Integrated and coordinated implementation of and follow-up to the outcomes of the major United Nations conferences and summits in the economic, social and related fields

Follow-up to the outcome of the Millennium Summit

The responsibility to protect and the prevention of genocide, war crimes, ethnic cleansing and crimes against humanity

Security Council
Seventy-eighth year

Summary

At the 2005 World Summit, States Members of the United Nations affirmed their responsibility to protect their own populations from genocide, war crimes, ethnic cleansing and crimes against humanity. States agreed to support each other in realizing the stated responsibility under the concept of the responsibility to protect, and to take collective action, in accordance with the Charter of the United Nations, where States were unable or unwilling to do so themselves. As has been reiterated in successive annual reports of the Secretary-General on the responsibility to protect, the commitment requires that States provide accountable leadership, take purposeful decisions and make significant investment to integrate the prevention of atrocity crimes across domestic strategies, policies, programmes and institutions.

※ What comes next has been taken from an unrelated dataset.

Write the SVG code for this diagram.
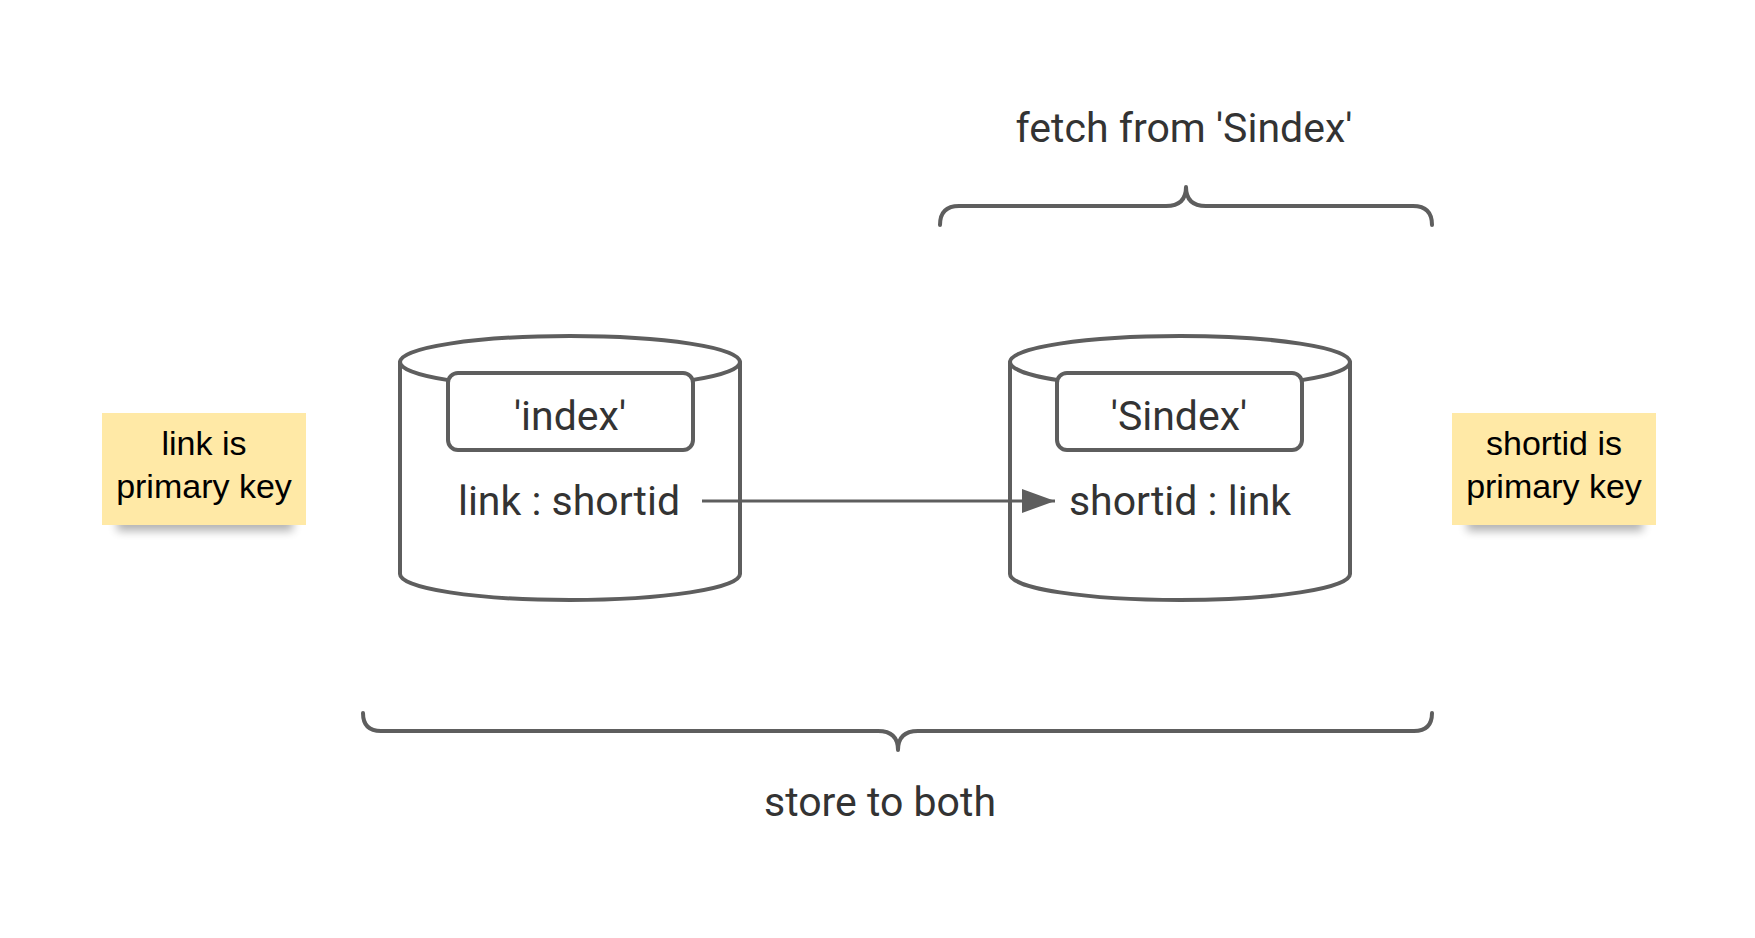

The present report provides an examination of the interrelationship between sustainable development and the responsibility to protect. It includes a recognition that development can build the conditions for sustainable peace, equitable growth and accountable governance and thereby cement the prospects for realizing the fundamental purposes and objectives of the responsibility to protect. At the same time, development deficits or exclusions have the potential to trigger and escalate mass atrocity risks, especially when combined with other critical factors. The risk factors, drivers and multipliers of atrocity crimes as they relate to sustainable development are discussed in the present report. Member States are encouraged to recognize the intersection between development and the responsibility to protect and to leverage development programming across the spectrum of atrocity risk assessment, early warning, preparedness and response to avoid, reduce or mitigate these risks and occurrences.